Hoegeng Tak Pernah Bisa Dibeli & Tak Mempan Disuap
Semasa menjabat, Kapolri Jenderal Hoegeng tak pernah sekedar memberi pesan atau imbauan. Ia sekaligus memberi contoh bagaimana menjadi polisi sejati. Ia pernah berpesan agar polisi tidak boleh menerima suap agar polisi itu tidak bisa dibeli.
Hoegeng telah membuktikan dirinya memang tidak bisa dibeli. Sejak menjadi perwira polisi di Medan, Hoegeng terkenal karena keberanian dan kejujurannya yang tak sudi menerima suap sepeser pun. Barang-barang hadiah pemberian penjudi dilemparkannya keluar rumah.
“Baik menjadi orang penting, tapi lebih penting menjadi orang baik,” pernyataan Hoegeng yang pernah dipesankan kepada mantan Kapolri Jenderal Polisi Widodo Buddarmo.
Sayangnya Polisi jujur ini dipensiunkan tiba-tiba sebelum berhasil membabat habis para koruptor dan mafia di Indonesia. Beredar rumor, pencopotan Hoegeng disebabkan keberaniannya yang mengusik keluarga Cendana.

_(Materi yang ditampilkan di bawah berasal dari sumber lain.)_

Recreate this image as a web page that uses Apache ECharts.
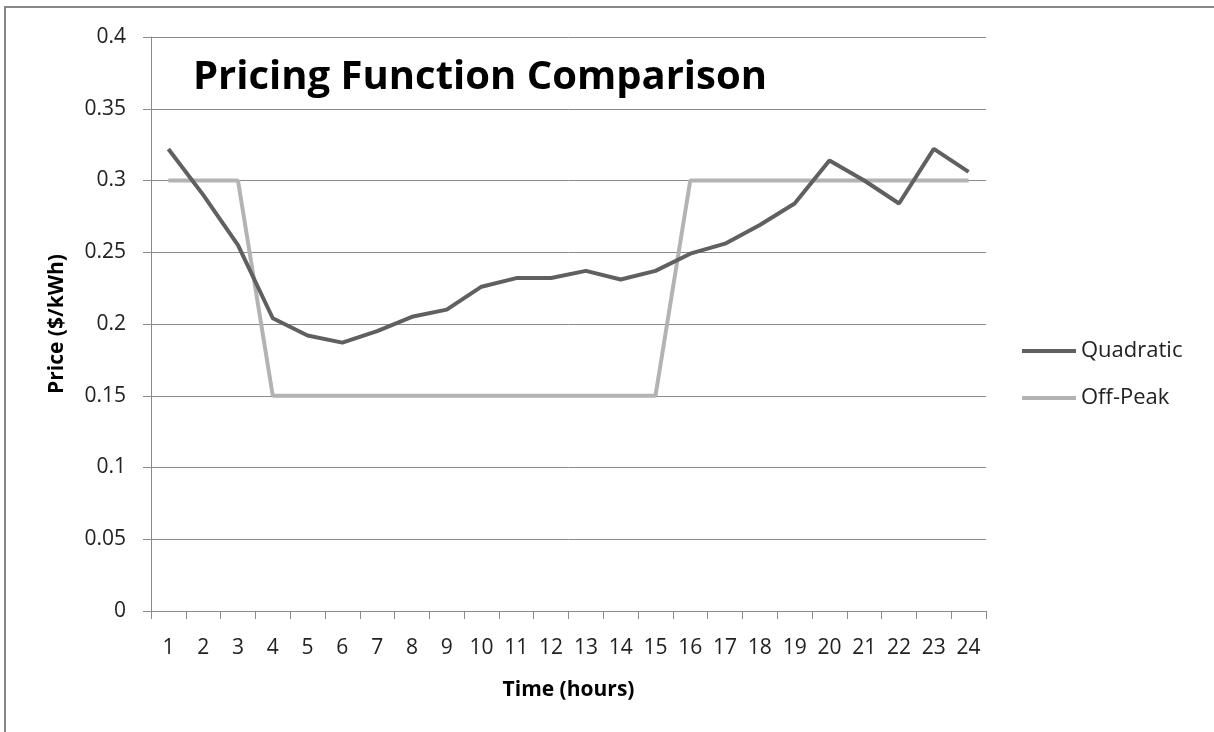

Akhir Perjalanan Hoegeng Saat Membongkar Kasus Pemerkosaan Sum
Pada tanggal 21 September 1970, seorang wanita penjual telur ayam (18th) bernama Sumarijem yang sedang menunggu bus tiba-tiba diseret masuk ke dalam mobil oleh beberapa pria. Sum dibawa ke sebuah rumah di Klaten dan diperkosa bergiliran oleh para penculiknya.

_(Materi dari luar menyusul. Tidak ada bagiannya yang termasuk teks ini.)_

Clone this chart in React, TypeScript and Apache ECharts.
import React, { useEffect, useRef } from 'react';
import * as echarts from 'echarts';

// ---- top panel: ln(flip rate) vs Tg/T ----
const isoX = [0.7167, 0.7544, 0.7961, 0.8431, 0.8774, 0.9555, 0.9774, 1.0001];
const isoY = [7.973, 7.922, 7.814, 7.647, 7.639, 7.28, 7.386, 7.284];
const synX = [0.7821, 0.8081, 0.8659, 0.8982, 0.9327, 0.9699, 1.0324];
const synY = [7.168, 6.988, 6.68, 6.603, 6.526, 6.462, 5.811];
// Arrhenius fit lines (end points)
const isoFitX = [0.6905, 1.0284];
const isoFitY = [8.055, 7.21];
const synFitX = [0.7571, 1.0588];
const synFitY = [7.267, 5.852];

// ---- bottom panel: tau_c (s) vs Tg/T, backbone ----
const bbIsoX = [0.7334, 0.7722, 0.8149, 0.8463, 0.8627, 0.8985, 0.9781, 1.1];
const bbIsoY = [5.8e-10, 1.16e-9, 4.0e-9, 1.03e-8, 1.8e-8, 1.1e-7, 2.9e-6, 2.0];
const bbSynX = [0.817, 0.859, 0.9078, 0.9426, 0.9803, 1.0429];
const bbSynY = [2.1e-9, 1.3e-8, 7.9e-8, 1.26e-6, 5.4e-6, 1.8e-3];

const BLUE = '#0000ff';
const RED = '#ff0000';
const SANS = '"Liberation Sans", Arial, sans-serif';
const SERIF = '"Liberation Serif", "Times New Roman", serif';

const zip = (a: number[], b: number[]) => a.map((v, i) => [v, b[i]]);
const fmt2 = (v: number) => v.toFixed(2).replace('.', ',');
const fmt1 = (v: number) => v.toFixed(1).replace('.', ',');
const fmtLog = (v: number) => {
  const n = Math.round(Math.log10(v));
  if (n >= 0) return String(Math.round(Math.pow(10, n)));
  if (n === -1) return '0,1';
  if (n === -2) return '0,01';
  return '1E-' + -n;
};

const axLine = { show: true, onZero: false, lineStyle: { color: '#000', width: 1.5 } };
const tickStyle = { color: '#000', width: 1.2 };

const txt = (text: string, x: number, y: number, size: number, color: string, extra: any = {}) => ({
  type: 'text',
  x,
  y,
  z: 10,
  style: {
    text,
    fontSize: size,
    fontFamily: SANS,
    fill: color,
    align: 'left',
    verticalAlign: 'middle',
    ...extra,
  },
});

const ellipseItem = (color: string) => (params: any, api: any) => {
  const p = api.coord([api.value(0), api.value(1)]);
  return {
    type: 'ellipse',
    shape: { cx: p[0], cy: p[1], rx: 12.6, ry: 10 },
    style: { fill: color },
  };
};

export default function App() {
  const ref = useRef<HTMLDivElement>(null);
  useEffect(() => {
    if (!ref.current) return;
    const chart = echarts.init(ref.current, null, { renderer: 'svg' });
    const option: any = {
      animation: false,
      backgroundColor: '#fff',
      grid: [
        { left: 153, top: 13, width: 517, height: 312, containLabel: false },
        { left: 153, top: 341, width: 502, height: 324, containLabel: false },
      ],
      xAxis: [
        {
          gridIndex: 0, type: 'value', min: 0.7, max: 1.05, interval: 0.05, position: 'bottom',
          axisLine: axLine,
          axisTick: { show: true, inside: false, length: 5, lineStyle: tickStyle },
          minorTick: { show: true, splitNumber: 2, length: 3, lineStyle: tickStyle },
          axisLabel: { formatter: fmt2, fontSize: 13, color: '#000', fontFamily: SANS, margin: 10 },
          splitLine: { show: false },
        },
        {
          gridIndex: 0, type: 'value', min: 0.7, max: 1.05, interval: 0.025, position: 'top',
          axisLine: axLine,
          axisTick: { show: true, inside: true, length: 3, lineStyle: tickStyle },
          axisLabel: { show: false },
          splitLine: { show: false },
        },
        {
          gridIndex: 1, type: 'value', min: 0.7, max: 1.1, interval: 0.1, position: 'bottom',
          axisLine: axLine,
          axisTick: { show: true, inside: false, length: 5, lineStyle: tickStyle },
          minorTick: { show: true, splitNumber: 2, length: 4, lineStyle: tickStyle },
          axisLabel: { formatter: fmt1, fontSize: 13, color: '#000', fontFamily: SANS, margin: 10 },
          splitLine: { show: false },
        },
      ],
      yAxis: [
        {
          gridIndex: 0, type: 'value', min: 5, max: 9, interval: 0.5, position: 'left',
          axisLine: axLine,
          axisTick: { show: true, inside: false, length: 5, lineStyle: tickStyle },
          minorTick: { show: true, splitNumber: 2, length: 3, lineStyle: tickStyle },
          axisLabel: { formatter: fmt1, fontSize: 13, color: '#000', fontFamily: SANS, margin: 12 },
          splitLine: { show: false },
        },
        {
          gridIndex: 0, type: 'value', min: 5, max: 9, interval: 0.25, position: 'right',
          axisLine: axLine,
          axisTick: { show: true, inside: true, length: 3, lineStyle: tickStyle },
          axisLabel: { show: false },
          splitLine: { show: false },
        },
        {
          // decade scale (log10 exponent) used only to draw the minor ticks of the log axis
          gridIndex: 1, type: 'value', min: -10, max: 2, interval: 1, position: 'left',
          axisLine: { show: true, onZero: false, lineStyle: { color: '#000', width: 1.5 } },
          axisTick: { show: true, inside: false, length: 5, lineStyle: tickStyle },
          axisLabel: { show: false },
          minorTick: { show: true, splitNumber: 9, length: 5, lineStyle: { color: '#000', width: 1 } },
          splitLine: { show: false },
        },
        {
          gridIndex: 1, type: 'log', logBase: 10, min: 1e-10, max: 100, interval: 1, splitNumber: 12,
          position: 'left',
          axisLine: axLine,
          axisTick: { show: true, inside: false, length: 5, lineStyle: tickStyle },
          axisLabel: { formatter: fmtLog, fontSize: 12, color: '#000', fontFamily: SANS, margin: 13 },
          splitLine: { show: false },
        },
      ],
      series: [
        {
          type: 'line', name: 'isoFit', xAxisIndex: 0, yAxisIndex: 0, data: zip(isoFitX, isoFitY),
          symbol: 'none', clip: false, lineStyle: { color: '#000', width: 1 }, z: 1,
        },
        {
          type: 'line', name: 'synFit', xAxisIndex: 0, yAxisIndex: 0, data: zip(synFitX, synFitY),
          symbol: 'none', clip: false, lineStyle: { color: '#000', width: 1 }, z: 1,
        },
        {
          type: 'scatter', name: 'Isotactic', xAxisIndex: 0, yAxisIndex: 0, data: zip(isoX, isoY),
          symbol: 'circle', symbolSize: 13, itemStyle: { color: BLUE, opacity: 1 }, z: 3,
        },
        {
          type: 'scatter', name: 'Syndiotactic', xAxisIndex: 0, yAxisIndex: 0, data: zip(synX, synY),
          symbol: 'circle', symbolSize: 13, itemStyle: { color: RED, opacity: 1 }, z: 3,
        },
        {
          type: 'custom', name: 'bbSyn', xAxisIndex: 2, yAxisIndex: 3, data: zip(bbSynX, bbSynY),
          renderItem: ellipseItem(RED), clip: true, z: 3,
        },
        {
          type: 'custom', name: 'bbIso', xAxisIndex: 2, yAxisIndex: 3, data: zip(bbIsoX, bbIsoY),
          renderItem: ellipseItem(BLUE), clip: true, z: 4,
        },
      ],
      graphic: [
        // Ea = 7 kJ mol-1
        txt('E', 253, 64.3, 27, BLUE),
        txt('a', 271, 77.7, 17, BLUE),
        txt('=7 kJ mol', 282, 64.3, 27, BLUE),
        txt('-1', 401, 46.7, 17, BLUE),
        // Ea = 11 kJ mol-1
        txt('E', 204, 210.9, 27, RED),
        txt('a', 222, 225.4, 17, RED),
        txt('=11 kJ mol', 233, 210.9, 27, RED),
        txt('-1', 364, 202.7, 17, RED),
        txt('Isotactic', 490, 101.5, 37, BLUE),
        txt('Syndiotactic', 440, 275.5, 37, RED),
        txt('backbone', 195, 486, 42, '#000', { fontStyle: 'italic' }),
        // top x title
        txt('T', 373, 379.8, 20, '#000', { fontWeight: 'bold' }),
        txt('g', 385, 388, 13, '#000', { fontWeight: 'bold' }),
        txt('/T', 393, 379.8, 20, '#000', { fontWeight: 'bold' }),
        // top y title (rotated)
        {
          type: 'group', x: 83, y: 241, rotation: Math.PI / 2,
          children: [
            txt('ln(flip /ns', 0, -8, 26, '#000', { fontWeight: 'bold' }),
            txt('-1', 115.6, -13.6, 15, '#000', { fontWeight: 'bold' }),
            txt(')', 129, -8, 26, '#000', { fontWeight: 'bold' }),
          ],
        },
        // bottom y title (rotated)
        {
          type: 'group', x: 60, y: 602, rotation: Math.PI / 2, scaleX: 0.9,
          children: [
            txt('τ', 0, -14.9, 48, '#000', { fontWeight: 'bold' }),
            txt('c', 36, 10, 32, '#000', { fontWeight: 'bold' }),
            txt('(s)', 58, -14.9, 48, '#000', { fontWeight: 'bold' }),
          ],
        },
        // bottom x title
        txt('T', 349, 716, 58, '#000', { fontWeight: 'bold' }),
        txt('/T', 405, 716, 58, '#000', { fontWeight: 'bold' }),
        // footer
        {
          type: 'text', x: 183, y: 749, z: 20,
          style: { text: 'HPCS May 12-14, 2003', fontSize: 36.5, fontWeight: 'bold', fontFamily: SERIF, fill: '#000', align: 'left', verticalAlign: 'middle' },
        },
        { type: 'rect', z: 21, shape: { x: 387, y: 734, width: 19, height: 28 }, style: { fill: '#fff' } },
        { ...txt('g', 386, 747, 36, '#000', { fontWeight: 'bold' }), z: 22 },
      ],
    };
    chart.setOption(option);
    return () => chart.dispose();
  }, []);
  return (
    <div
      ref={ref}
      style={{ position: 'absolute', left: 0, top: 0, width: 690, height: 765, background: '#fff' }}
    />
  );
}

Setelah itu Sum ditinggal begitu saja di pinggir jalan. Sum yang memilih melapor ke polisi justru dijadikan tersangka dengan tuduhan membuat laporan palsu. Di hadapan wartawan, Sum mengaku disuruh mengakui cerita yang berbeda dari versi sebelumnya dengan berbagai ancaman.

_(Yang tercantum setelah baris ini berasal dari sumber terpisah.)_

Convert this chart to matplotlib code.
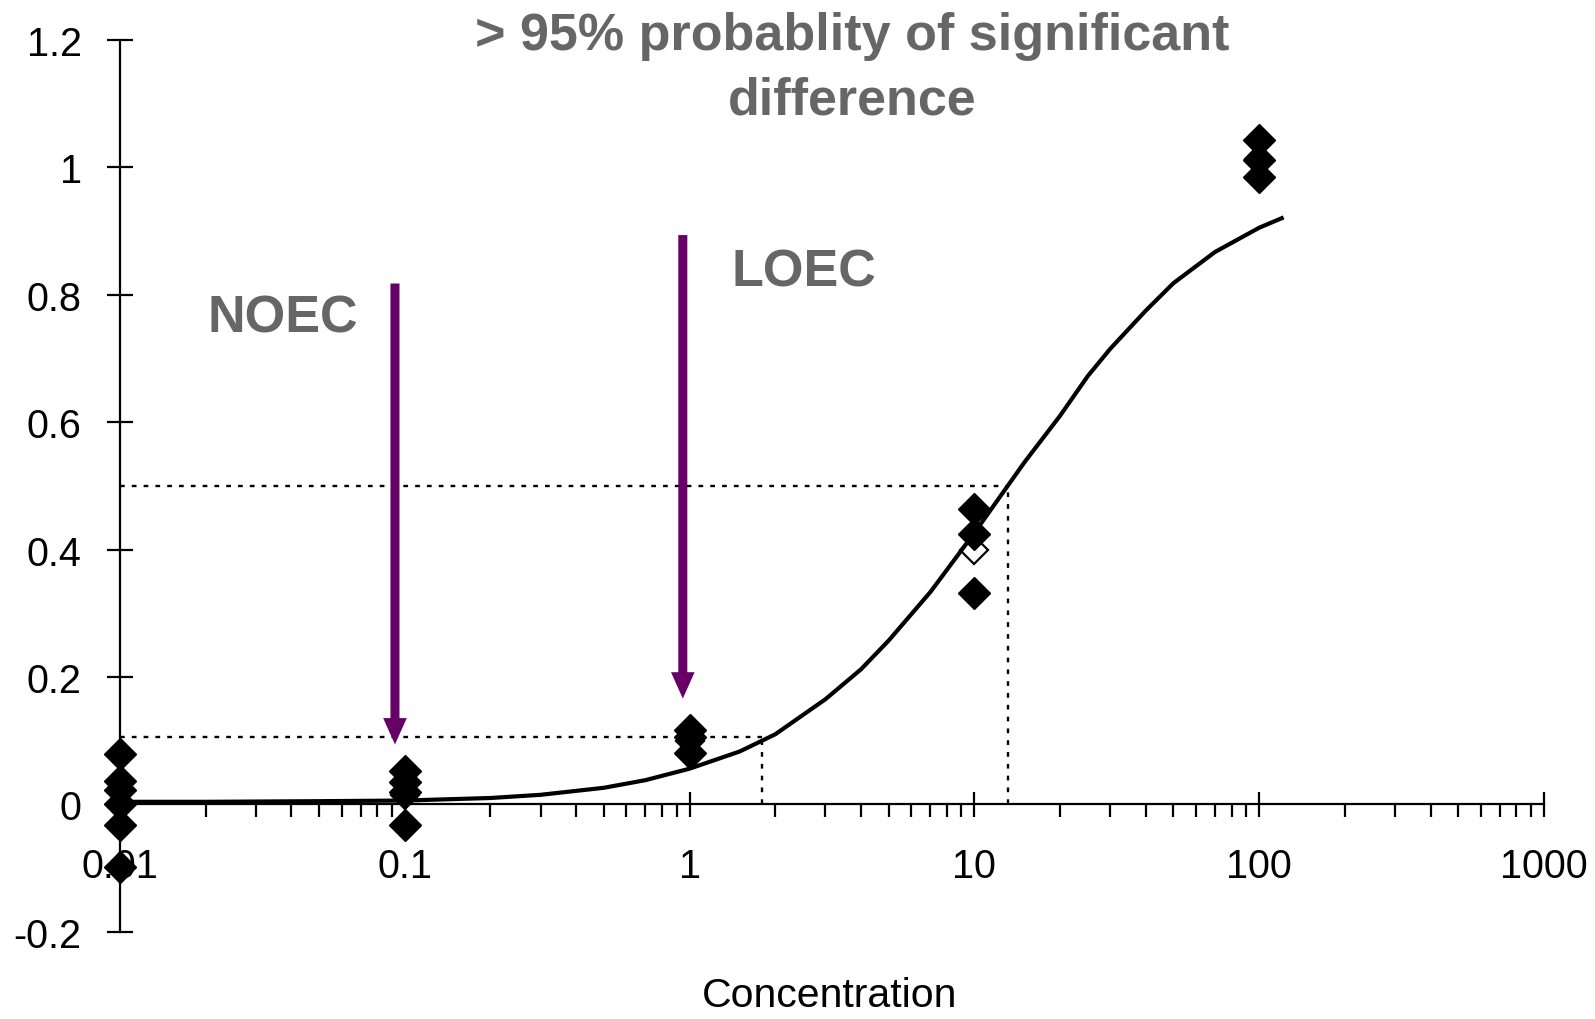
import matplotlib
matplotlib.use('Agg')
import matplotlib.pyplot as plt
from matplotlib.ticker import FixedLocator, LogLocator, FuncFormatter, NullFormatter

plt.rcParams['font.family'] = ['Liberation Sans', 'DejaVu Sans']
plt.rcParams['axes.unicode_minus'] = False

# observed responses per concentration
conc = [0.01, 0.1, 1, 10, 100]
resp_001 = [0.079, 0.037, 0.022, 0.0, -0.033, -0.098]
resp_01 = [0.053, 0.035, 0.02, -0.033]
resp_1 = [0.116, 0.106, 0.08]
resp_10 = [0.464, 0.425, 0.331]
resp_100 = [1.042, 1.011, 0.985]
means = [0.001, 0.014, 0.10, 0.40, 1.013]

# fitted concentration-response curve
curve_x = [0.01, 0.02, 0.05, 0.1, 0.2, 0.3, 0.5, 0.7, 1, 1.5, 2, 3, 4, 5, 7,
           10, 13.1, 15, 20, 25, 30, 40, 50, 70, 100, 120]
curve_y = [0.004, 0.004, 0.005, 0.006, 0.010, 0.015, 0.026, 0.038, 0.056, 0.083,
           0.11, 0.165, 0.212, 0.257, 0.333, 0.426, 0.5, 0.537, 0.61, 0.672,
           0.715, 0.775, 0.818, 0.867, 0.905, 0.92]

ec50 = 13.1
ec10 = 1.79
level50 = 0.5
level10 = 0.105

noec_x, noec_top, noec_tip = 0.0924, 0.8175, 0.094
loec_x, loec_top, loec_tip = 0.947, 0.8935, 0.166

purple = '#660066'
grey = '#666666'

fig = plt.figure(figsize=(15.95, 10.2), dpi=100)
ax = fig.add_axes([0.0752, 0.0855, 0.968 - 0.0752, 0.960 - 0.0855])
ax.set_xscale('log')
ax.set_xlim(0.01, 1000)
ax.set_ylim(-0.2, 1.2)

for s in ['top', 'right']:
    ax.spines[s].set_visible(False)
ax.spines['bottom'].set_position(('data', 0))
ax.spines['left'].set_linewidth(1.6)
ax.spines['bottom'].set_linewidth(1.6)

ax.xaxis.set_major_locator(FixedLocator([0.01, 0.1, 1, 10, 100, 1000]))
ax.xaxis.set_major_formatter(FuncFormatter(lambda v, p: '%g' % v))
ax.xaxis.set_minor_locator(LogLocator(base=10, subs=range(2, 10)))
ax.xaxis.set_minor_formatter(NullFormatter())
ax.yaxis.set_major_locator(FixedLocator([-0.2, 0, 0.2, 0.4, 0.6, 0.8, 1.0, 1.2]))
ax.yaxis.set_major_formatter(FuncFormatter(lambda v, p: '%g' % round(v, 1)))

ax.tick_params(axis='x', which='major', direction='inout', length=18, width=1.6,
               pad=22, labelsize=28.5)
ax.tick_params(axis='x', which='minor', direction='out', length=9, width=1.6)
ax.tick_params(axis='y', which='major', direction='inout', length=19, width=1.6,
               pad=18, labelsize=28.5)

# dotted guide lines for EC50 and EC10
dots = dict(color='black', lw=1.7, linestyle=(0, (2, 3)), zorder=2)
ax.plot([0.01, ec50], [level50, level50], **dots)
ax.plot([ec50, ec50], [0, level50], **dots)
ax.plot([0.01, ec10], [level10, level10], **dots)
ax.plot([ec10, ec10], [0, level10], **dots)

# means (hollow) behind the replicates
ax.plot(conc, means, 'D', ms=14, mfc='white', mec='black', mew=1.6,
        ls='none', zorder=4, clip_on=False)
for c, vals in zip(conc, [resp_001, resp_01, resp_1, resp_10, resp_100]):
    ax.plot([c] * len(vals), vals, 'D', ms=16, color='black', ls='none',
            zorder=5, clip_on=False)

ax.plot(curve_x, curve_y, color='black', lw=3.0, zorder=6)

arrow = dict(arrowstyle='simple,head_length=1.9,head_width=1.7,tail_width=0.65',
             mutation_scale=10, color=purple, lw=0, shrinkA=0, shrinkB=0)
ax.annotate('', xy=(noec_x, noec_tip), xytext=(noec_x, noec_top), arrowprops=arrow)
ax.annotate('', xy=(loec_x, loec_tip), xytext=(loec_x, loec_top), arrowprops=arrow)

ax.text(0.0373, 0.764, 'NOEC', color=grey, fontsize=37.5, fontweight='bold',
        ha='center', va='center')
ax.text(2.51, 0.836, 'LOEC', color=grey, fontsize=37.5, fontweight='bold',
        ha='center', va='center')

fig.text(852 / 1595, 1 - 12 / 1020, '> 95% probablity of significant\ndifference',
         color=grey, fontsize=37.5, fontweight='bold', ha='center', va='top',
         linespacing=1.42)

ax.set_xlabel('Concentration', fontsize=29.5)
ax.xaxis.set_label_coords(0.498, -0.05)

fig.savefig('out.png', dpi=100)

Sidang perdana kasus Sum di Pengadilan Negeri Yogyakarta berlangsung tertutup untuk wartawan. Belakangan diketahui karena kasus tersebut melibatkan anak-anak pejabat yang berpengaruh.
Singkat cerita, hakim menolak tuntutan jaksa yang menuntut Sum tiga bulan penjara dan satu tahun percobaan. Dalam putusan, Hakim Ketua Lamijah Moeljarto menyatakan Sum tak terbukti memberikan keterangan palsu. Karena itu Sum harus dibebaskan.
Kapolri Hoegeng terus memantau perkembangan kasus ini. Sehari setelah vonis bebas Sum, Hoegeng memanggil Komandan Polisi Yogyakarta AKBP Indrajoto dan Kapolda Jawa Tengah Kombes Suswono. Ia memerintahkan Komandan Jenderal Komando Reserse Katik Suroso mencari siapa saja yang memiliki fakta soal pemerkosaan Sum Kuning.
“Perlu diketahui bahwa kita tidak gentar menghadapi orang-orang gede siapa pun. Kita hanya takut kepada Tuhan Yang Maha Esa. Jadi kalau salah tetap kita tindak,” tegas Hoegeng saat itu.
Selanjutnya, Hoegeng membentuk tim khusus untuk menangani kasus Sum melalui Tim Pemeriksa Sum Kuning, yang dibentuk Januari 1971. Kasus Sum Kuning terus membesar seperti bola salju. Sejumlah pejabat polisi dan Yogyakarta yang anaknya disebut terlibat, membantah lewat media massa.
Seiring waktu, Presiden Soeharto sampai turun tangan untuk menghentikan kasus Sum Kuning. Dalam pertemuan di istana, Soeharto memerintahkan kasus ini ditangani oleh Tim pemeriksa Pusat Kopkamtib. Hal ini dinilai luar biasa karena Kopkamtib adalah lembaga negara yang menangani masalah politik luar biasa. Masalah keamanan yang dianggap membahayakan negara. Kenapa kasus perkosaan ini sampai ditangani Kopkamtib?
Pada akhirnya, dalam kasus persidangan perkosaan Sum, polisi mengumumkan pemerkosa Sum berjumlah 10 orang. Dan semuanya bukanlah anak pejabat negara. Para terdakwa pemerkosa Sum membantah keras melakukan pemerkosaan ini. Mereka bersumpah rela mati jika benar memerkosa.
Kapolri Hoegeng sadar. Ada kekuatan besar untuk membuat kasus ini menjadi bias.
Tanggal 2 Oktober 1971, Hoegeng dipensiunkan sebagai Kapolri. Beberapa pihak menilai kasus Sum dijadikan alat untuk mempensiunkan Jendral Hoegeng sekaligus untuk menutup kasus ini.
Ya, pada akhirnya Presiden Soeharto memilih untuk mempensiunkan Hoegeng dari jabatannya sebagai Kapolri. Sebab, keberaniannya dianggap mengganggu kepentingan keluarga Cendana dan kroninya. Bahkan, usai pensiun, Soeharto berusaha menjauhkan Hoegeng dari publik. Jasa-jasanya seperti ingin dihapuskan. Hoegeng bahkan dilarang datang ke perayaan HUT Bhayangkari bertahun-tahun.
Namun, nama Hoegeng telah menjadi legenda. Walau dikubur dalam-dalam, teladannya tak akan pernah bisa dilupakan. Hoegeng menjabat 9 Mei 1968 hingga 2 Oktober 1971, hanya sebentar. Tapi teladan Hoegeng dikenang sepanjang masa.